Tunnel magnetoresistance and spin-transfer-torque switching in polycrystalline Co2FeAl full-Heusler alloy magnetic tunnel junctions on Si/SiO2 amorphous substrates

Abstract

We studied polycrystalline B2-type Co2FeAl (CFA) full-Heusler alloy based magnetic tunnel junctions (MTJs) fabricated on a Si/SiO2 amorphous substrate. Polycrystalline CFA films with a (001) orientation, a high B2 ordering, and a flat surface were achieved using a MgO buffer layer.

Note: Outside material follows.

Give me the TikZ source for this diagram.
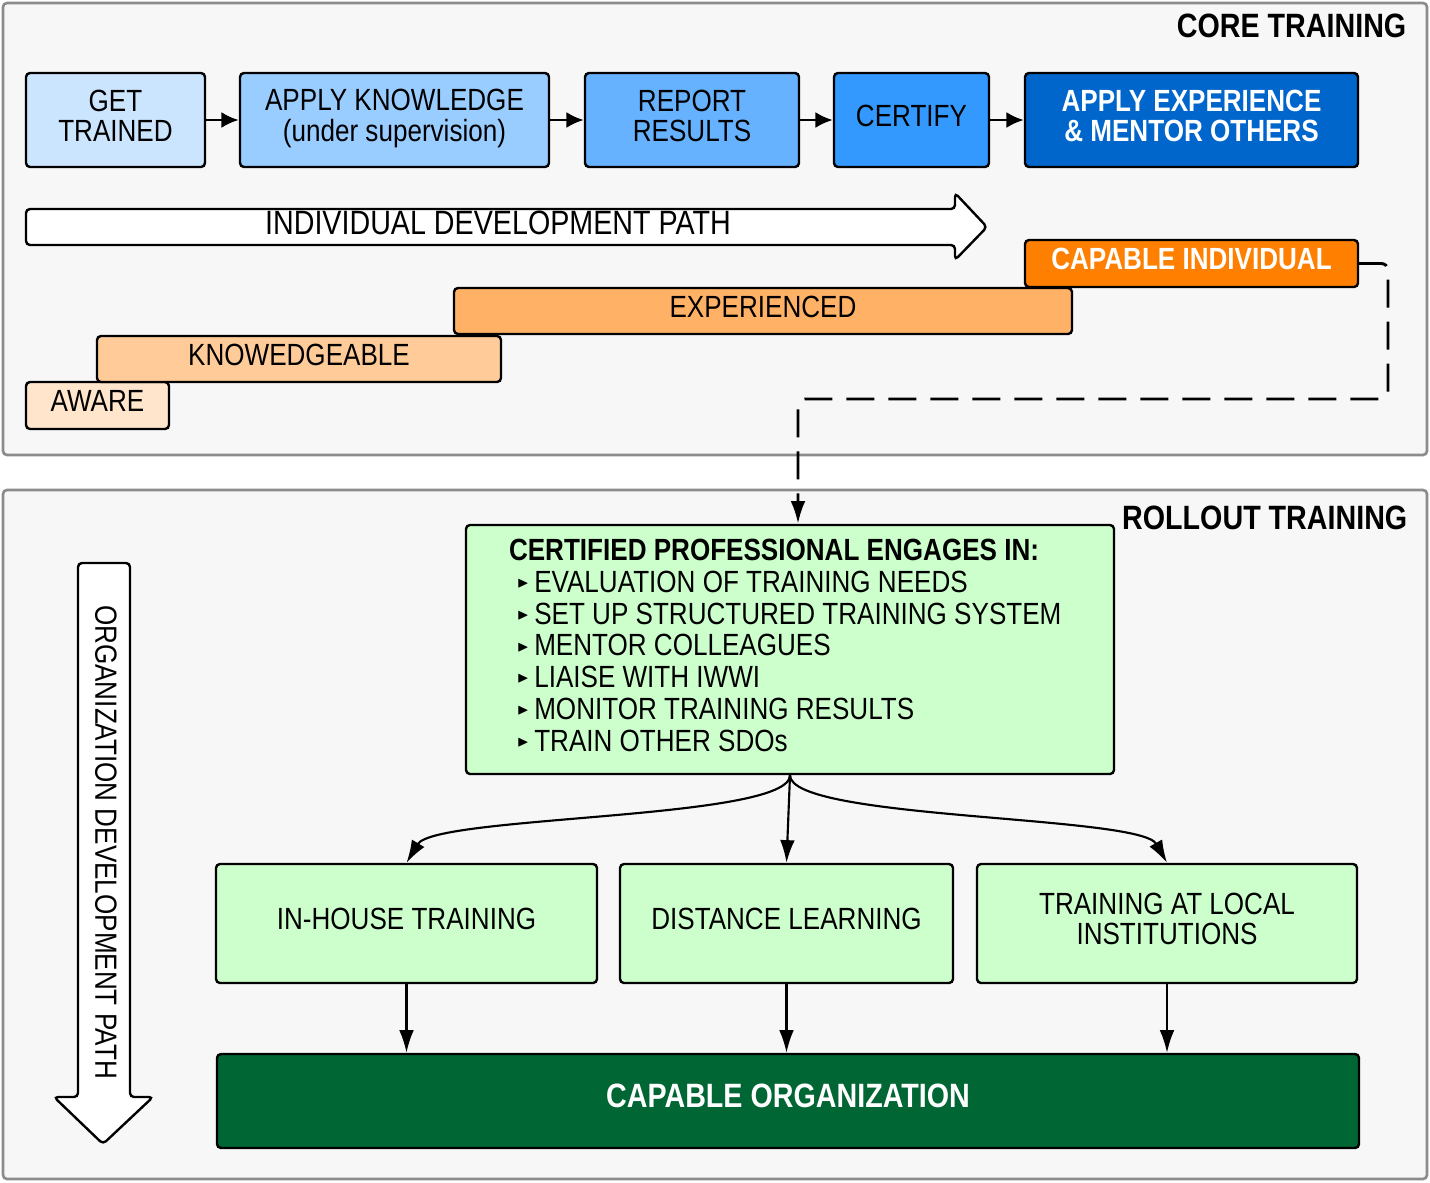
\documentclass[tikz,border=0pt]{standalone}
\usepackage{amssymb}
\usepackage{fontspec}
\setmainfont{Liberation Sans}[FakeStretch=0.85]
\usetikzlibrary{arrows.meta}

\definecolor{blueA}{HTML}{CCE5FF}
\definecolor{blueB}{HTML}{99CCFF}
\definecolor{blueC}{HTML}{66B2FF}
\definecolor{blueD}{HTML}{3399FF}
\definecolor{blueE}{HTML}{0066CC}
\definecolor{orangeA}{HTML}{FFE5CC}
\definecolor{orangeB}{HTML}{FFCC99}
\definecolor{orangeC}{HTML}{FFB266}
\definecolor{orangeD}{HTML}{FF8000}
\definecolor{greenA}{HTML}{CCFFCC}
\definecolor{greenB}{HTML}{006633}
\definecolor{panelfill}{HTML}{F7F7F7}

\newcommand\dgfont{\fontsize{23}{22.5}\selectfont}
\newcommand\dgbigfont{\fontsize{25.3}{24}\selectfont}
\newcommand\boxtext[1]{\begin{tabular}{@{}c@{}}#1\end{tabular}}
\newcommand\boxtextleft[2]{\makebox[#1][l]{\begin{tabular}{@{}l@{}}#2\end{tabular}}}
\newcommand\listmark{\hspace*{6pt}\raisebox{3.5pt}{\scalebox{0.5}{$\blacktriangleright$}}\hspace{4pt}}

\tikzset{
  box/.style={draw=black, line width=1.8pt, rounded corners=3pt, inner sep=0pt, font=\dgfont},
  stepflow/.style={line width=2.2pt, -{Latex[length=13pt,width=12pt]}},
  flow/.style={line width=1.6pt, -{Latex[length=17pt,width=11pt]}},
  panel/.style={draw=black!45, line width=2pt, rounded corners=3pt, fill=panelfill},
  bigarrow/.style={draw=black, line width=1.8pt, fill=white, rounded corners=3pt},
}

\begin{document}
\begin{tikzpicture}[x=0.75pt,y=0.75pt,yscale=-1]
\useasboundingbox (0,0) rectangle (1430,1182);

%Shape: Panels
\draw[panel] (3,3) rectangle (1427,455);
\draw[panel] (3,490) rectangle (1427,1179);

% Titles
\node[font=\dgbigfont\bfseries, anchor=east] (coretitle) at (1411,26) {CORE TRAINING};
\node[font=\dgbigfont\bfseries, anchor=east] (rollouttitle) at (1412,518) {ROLLOUT TRAINING};

%Shape: Core training steps
\node[box, fill=blueA, minimum width=134.25pt, minimum height=70.5pt] (train) at (115.5,120) {\boxtext{GET\\TRAINED}};
\node[box, fill=blueB, minimum width=231.75pt, minimum height=70.5pt] (apply) at (394.5,120) {\boxtext{APPLY KNOWLEDGE\\(under supervision)}};
\node[box, fill=blueC, minimum width=160.5pt, minimum height=70.5pt] (report) at (692,120) {\boxtext{REPORT\\RESULTS}};
\node[box, fill=blueD, minimum width=116.25pt, minimum height=70.5pt] (certify) at (911.5,120) {\boxtext{CERTIFY}};
\node[box, fill=blueE, text=white, minimum width=249.75pt, minimum height=70.5pt, font=\dgfont\bfseries] (mentor) at (1191.5,120) {\boxtext{APPLY EXPERIENCE\\\& MENTOR OTHERS}};

\draw[stepflow] (train.east) -- (apply.west);
\draw[stepflow] (apply.east) -- (report.west);
\draw[stepflow] (report.east) -- (certify.west);
\draw[stepflow] (certify.east) -- (mentor.west);

%Shape: Individual path arrow
\draw[bigarrow] (955,209) -- (26,209) -- (26,245) -- (955,245) -- (955,260) -- (987,227) -- (955,193) -- cycle;
% Text Node
\node[font=\dgbigfont] (idp) at (498,223) {INDIVIDUAL DEVELOPMENT PATH};

%Shape: Competence levels
\node[box, fill=orangeA, minimum width=107.25pt, minimum height=35.25pt] (aware) at (97.5,405.5) {\boxtext{AWARE}};
\node[box, fill=orangeB, minimum width=303pt, minimum height=34.5pt] (knowl) at (299,359) {\boxtext{KNOWEDGEABLE}};
\node[box, fill=orangeC, minimum width=463.5pt, minimum height=34.5pt] (exper) at (763,311) {\boxtext{EXPERIENCED}};
\node[box, fill=orangeD, text=white, minimum width=249.75pt, minimum height=35.25pt, font=\dgfont\bfseries] (capind) at (1191.5,263.5) {\boxtext{CAPABLE INDIVIDUAL}};

%Shape: Organization path arrow
\draw[bigarrow] (130,1097) -- (130,563) -- (78,563) -- (78,1097) -- (54,1097) -- (103,1144) -- (153,1097) -- cycle;
% Text Node
\node[font=\dgfont, rotate=-90] (odp) at (106,842) {ORGANIZATION DEVELOPMENT PATH};

%Shape: Rollout
\node[box, fill=greenA, minimum width=486pt, minimum height=186.75pt, font=\fontsize{23}{23.8}\selectfont] (cert) at (790,649.5) {\boxtextleft{421.5pt}{%
\textbf{CERTIFIED PROFESSIONAL ENGAGES IN:}\\
\listmark EVALUATION OF TRAINING NEEDS\\
\listmark SET UP STRUCTURED TRAINING SYSTEM\\
\listmark MENTOR COLLEAGUES\\
\listmark LIAISE WITH IWWI\\
\listmark MONITOR TRAINING RESULTS\\
\listmark TRAIN OTHER SDOs}};

\node[box, fill=greenA, minimum width=285.75pt, minimum height=89.25pt] (inhouse) at (406.5,923.5) {\boxtext{IN-HOUSE TRAINING}};
\node[box, fill=greenA, minimum width=249.75pt, minimum height=89.25pt] (distance) at (786.5,923.5) {\boxtext{DISTANCE LEARNING}};
\node[box, fill=greenA, minimum width=285pt, minimum height=89.25pt] (local) at (1167,923.5) {\boxtext{TRAINING AT LOCAL\\INSTITUTIONS}};
\node[box, fill=greenB, text=white, minimum width=856.5pt, minimum height=70.5pt, font=\dgbigfont\bfseries] (org) at (788,1101) {\boxtext{CAPABLE ORGANIZATION}};

%Connectors
\draw[flow, line width=2.2pt, dash pattern=on 21pt off 10.5pt, rounded corners=5pt] (capind.east) -| (1388,399) -| ([xshift=6pt]cert.north);
\draw[flow] (cert.south) .. controls (790,820) and (435,815) .. (inhouse.north);
\draw[flow] (cert.south) -- (distance.north);
\draw[flow] (cert.south) .. controls (790,820) and (1140,815) .. (local.north);
\draw[flow] (inhouse.south) -- (inhouse.south |- org.north);
\draw[flow] (distance.south) -- (distance.south |- org.north);
\draw[flow] (local.south) -- (local.south |- org.north);

\end{tikzpicture}
\end{document}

A tunnel magnetoresistance (TMR) ratio up to 175% was obtained for an MTJ with a CFA/MgO/CoFe structure on a 7.5-nm-thick MgO buffer. Spin-transfer torque induced magnetization switching was achieved in the MTJs with a 2-nm-thick polycrystalline CFA film as a switching layer. Using a thermal activation model, the intrinsic critical current density (Jc0) was determined to be 8.2 x 106 A/cm2, which is lower than 2.9 x 107 A/cm2, the value for epitaxial CFA-MTJs [Appl. Phys. Lett. 100, 182403 (2012)]. We found that the Gilbert damping constant evaluated using ferromagnetic resonance measurements for the polycrystalline CFA film was ~0.015 and was almost independent of the CFA thickness (2~18 nm). The low Jc0 for the polycrystalline MTJ was mainly attributed to the low damping of the CFA layer compared with the value in the epitaxial one (~0.04).